In each, verify the basics:
- The button shows a solid background color (not plain link text).
- The click area matches the visual button.
- The text is vertically centered and not clipped.
- Alignment matches the design (left/center/right).
- The button does not shift when images are blocked.
Also check Outlook on the web and the Outlook mobile app separately. They use different rendering engines, so a fix for Outlook desktop should not break those.
Common failures and their fixes
Button background missing in Outlook desktop: Make sure the VML block exists and the fillcolor is set. Also confirm you did not accidentally remove the MSO conditional comments.
Button looks too short or text is cut off: Your HTML version may rely on padding that Outlook ignores. Keep Outlook sizing in VML (height and v-text-anchor:middle) and keep the HTML version using a stable line-height that matches the intended height.
Two buttons appear: This usually means the conditional comment wrapper is malformed.
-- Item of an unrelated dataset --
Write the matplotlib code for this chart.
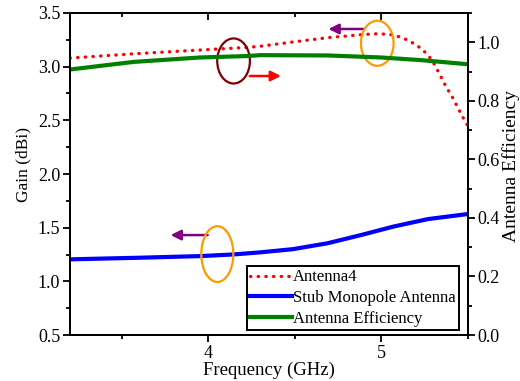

Re-check the <!--[if mso]> ... <![endif]--> and <!--[if !mso]><!-- --> ... <!--<![endif]--> pairing.
Link works in HTML but not in Outlook: Confirm the VML href is present and correct, and avoid characters that get rewritten by your ESP.
Tips for reliable QA screenshots
Use the same test email across clients and keep the button near the top so it is easy to compare. Take screenshots with images enabled and disabled. When something is off, isolate the button into a minimal email and retest. Most Outlook issues become obvious once surrounding layout complexity is removed.